THE PROBLEM → How many lines in the records below contain the word "this"? Answer with the number alone.

Items from a dataset →
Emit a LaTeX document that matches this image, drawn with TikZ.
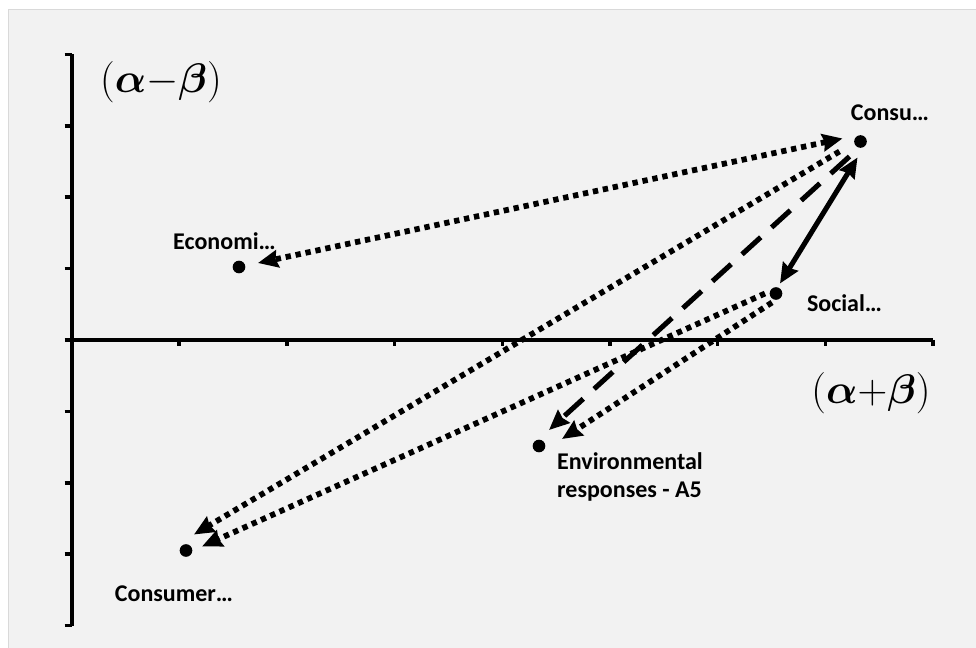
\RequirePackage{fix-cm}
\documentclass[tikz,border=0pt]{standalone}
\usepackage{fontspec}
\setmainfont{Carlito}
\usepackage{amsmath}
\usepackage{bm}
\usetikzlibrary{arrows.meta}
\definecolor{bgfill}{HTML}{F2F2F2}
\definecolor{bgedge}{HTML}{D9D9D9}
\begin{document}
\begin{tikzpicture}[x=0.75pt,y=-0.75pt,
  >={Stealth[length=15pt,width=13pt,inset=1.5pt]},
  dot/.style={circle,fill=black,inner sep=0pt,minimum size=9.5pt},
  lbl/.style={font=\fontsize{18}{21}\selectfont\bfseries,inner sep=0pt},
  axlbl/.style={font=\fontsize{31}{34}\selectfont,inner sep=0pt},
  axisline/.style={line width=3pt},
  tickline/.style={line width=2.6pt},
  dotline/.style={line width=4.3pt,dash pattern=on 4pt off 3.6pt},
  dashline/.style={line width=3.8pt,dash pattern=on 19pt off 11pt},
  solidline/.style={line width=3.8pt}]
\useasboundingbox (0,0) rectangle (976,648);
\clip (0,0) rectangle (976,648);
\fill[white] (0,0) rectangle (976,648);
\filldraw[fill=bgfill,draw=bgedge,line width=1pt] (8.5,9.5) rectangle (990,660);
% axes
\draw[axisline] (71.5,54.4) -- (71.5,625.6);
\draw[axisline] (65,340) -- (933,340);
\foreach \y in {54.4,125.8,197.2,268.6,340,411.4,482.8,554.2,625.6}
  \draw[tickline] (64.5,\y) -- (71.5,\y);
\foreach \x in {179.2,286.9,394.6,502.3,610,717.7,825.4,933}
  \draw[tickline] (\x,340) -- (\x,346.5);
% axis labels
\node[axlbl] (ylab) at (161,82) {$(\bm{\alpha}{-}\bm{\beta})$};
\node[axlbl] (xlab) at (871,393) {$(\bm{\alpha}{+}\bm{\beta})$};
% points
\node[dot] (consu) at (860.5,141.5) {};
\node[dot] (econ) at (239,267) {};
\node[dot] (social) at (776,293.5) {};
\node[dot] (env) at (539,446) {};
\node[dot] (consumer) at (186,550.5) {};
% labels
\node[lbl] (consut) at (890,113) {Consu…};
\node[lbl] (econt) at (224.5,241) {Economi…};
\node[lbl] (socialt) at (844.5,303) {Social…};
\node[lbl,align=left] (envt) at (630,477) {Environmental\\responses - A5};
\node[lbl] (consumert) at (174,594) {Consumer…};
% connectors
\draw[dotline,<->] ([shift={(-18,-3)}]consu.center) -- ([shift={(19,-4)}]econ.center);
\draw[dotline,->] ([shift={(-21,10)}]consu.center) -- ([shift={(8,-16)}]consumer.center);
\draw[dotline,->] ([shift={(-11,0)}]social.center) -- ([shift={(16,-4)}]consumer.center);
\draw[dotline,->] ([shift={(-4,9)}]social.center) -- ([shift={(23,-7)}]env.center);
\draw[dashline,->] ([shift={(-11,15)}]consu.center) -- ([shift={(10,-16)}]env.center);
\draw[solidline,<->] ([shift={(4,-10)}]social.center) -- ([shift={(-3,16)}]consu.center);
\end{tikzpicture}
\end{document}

==

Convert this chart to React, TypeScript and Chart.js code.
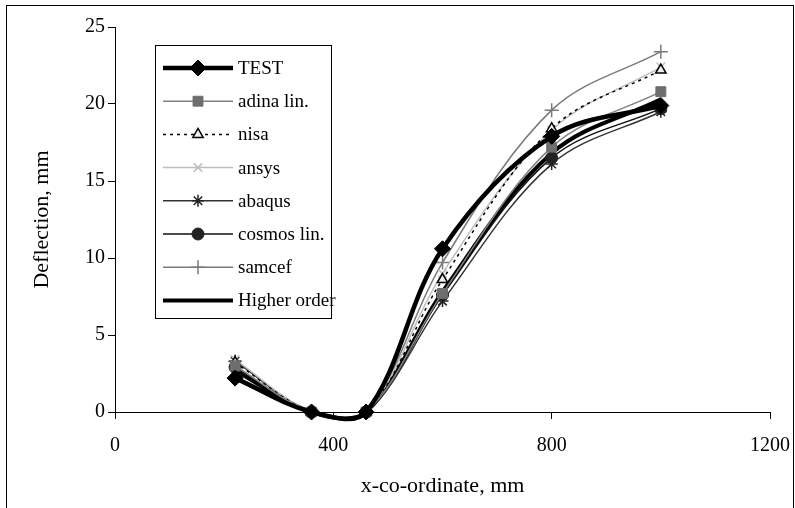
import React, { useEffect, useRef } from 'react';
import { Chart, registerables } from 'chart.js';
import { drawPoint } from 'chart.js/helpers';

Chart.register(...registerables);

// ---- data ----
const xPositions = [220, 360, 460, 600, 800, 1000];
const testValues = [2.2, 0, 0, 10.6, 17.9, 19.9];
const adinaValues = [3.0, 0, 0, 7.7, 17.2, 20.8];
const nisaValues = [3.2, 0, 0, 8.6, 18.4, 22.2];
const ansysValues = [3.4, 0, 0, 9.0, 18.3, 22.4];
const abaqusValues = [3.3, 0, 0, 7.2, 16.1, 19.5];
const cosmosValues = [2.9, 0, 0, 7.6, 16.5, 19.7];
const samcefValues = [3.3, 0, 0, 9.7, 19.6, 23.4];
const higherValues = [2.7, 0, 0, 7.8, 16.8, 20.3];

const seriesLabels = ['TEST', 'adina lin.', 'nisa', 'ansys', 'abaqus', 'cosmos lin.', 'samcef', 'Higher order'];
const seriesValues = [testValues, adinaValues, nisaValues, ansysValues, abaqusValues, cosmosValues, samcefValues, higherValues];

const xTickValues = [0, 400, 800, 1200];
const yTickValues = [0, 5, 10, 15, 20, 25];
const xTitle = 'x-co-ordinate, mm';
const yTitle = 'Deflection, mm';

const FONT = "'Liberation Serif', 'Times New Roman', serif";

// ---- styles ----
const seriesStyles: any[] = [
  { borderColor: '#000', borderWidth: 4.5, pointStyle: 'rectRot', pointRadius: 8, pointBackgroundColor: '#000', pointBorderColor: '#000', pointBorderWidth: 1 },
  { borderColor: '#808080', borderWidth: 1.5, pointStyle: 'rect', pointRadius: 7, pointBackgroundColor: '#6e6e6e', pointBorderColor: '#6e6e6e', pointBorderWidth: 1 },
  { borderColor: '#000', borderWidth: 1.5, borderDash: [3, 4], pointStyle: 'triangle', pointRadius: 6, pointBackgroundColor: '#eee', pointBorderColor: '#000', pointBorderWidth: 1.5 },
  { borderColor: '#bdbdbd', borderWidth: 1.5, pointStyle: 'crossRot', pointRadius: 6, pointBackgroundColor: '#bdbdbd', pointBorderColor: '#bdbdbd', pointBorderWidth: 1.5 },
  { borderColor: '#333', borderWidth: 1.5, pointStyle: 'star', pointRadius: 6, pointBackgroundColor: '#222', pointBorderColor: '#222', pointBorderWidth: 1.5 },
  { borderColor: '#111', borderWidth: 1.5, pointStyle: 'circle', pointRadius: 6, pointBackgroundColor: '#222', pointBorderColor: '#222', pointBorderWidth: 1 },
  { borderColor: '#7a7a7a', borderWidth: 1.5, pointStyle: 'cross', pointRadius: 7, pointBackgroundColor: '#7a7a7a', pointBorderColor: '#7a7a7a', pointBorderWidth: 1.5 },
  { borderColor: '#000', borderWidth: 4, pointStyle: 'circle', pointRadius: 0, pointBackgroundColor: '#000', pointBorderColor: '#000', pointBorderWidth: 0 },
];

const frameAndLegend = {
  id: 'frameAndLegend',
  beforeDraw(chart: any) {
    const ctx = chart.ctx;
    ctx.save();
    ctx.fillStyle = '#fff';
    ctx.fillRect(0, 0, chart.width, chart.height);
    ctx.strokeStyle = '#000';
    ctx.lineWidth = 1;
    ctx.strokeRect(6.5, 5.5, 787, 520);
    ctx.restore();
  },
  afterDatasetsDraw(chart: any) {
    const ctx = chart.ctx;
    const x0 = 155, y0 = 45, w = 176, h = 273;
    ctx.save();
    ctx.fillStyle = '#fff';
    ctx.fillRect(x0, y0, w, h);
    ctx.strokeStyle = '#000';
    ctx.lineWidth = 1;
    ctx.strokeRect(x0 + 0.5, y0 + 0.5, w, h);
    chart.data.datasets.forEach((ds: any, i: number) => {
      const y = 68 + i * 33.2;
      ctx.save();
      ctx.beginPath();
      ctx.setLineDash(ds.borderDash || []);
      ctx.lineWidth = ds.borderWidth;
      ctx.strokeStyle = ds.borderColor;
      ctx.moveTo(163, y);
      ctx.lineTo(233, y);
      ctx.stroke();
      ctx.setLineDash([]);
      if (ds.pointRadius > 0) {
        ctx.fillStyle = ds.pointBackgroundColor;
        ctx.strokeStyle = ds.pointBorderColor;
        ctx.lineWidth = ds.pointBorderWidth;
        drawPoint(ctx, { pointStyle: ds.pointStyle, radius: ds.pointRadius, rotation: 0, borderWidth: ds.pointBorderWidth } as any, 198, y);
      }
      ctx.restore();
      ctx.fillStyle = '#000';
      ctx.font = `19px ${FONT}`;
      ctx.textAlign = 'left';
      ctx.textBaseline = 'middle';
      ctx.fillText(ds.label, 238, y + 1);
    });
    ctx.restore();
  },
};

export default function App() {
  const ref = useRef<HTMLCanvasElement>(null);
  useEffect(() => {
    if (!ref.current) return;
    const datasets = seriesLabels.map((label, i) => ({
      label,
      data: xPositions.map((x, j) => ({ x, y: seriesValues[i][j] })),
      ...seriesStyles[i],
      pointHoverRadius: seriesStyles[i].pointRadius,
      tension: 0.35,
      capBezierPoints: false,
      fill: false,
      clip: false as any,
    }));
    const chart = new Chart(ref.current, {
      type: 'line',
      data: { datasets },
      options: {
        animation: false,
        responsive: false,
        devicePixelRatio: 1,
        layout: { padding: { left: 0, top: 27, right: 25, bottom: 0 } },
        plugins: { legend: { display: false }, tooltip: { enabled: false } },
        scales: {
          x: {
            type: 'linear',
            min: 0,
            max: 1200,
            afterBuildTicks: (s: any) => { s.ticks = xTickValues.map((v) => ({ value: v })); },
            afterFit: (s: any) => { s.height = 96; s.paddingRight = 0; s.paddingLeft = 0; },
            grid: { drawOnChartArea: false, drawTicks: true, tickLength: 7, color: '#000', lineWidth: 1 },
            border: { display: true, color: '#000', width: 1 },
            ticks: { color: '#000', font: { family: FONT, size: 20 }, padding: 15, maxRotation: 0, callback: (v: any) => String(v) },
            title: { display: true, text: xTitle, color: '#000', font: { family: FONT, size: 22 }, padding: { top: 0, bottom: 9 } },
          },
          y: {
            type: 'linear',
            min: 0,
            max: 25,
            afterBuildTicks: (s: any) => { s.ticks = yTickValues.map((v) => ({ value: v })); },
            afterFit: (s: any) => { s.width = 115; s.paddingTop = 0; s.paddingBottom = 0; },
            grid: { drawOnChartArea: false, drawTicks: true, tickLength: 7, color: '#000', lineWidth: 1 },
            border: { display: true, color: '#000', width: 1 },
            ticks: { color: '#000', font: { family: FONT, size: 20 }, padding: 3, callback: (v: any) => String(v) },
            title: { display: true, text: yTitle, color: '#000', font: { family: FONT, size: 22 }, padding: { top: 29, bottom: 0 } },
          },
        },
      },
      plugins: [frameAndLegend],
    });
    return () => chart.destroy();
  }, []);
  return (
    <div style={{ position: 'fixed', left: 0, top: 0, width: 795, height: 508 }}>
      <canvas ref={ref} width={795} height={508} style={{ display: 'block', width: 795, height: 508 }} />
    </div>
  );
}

COMPLETE RESPONSE → 2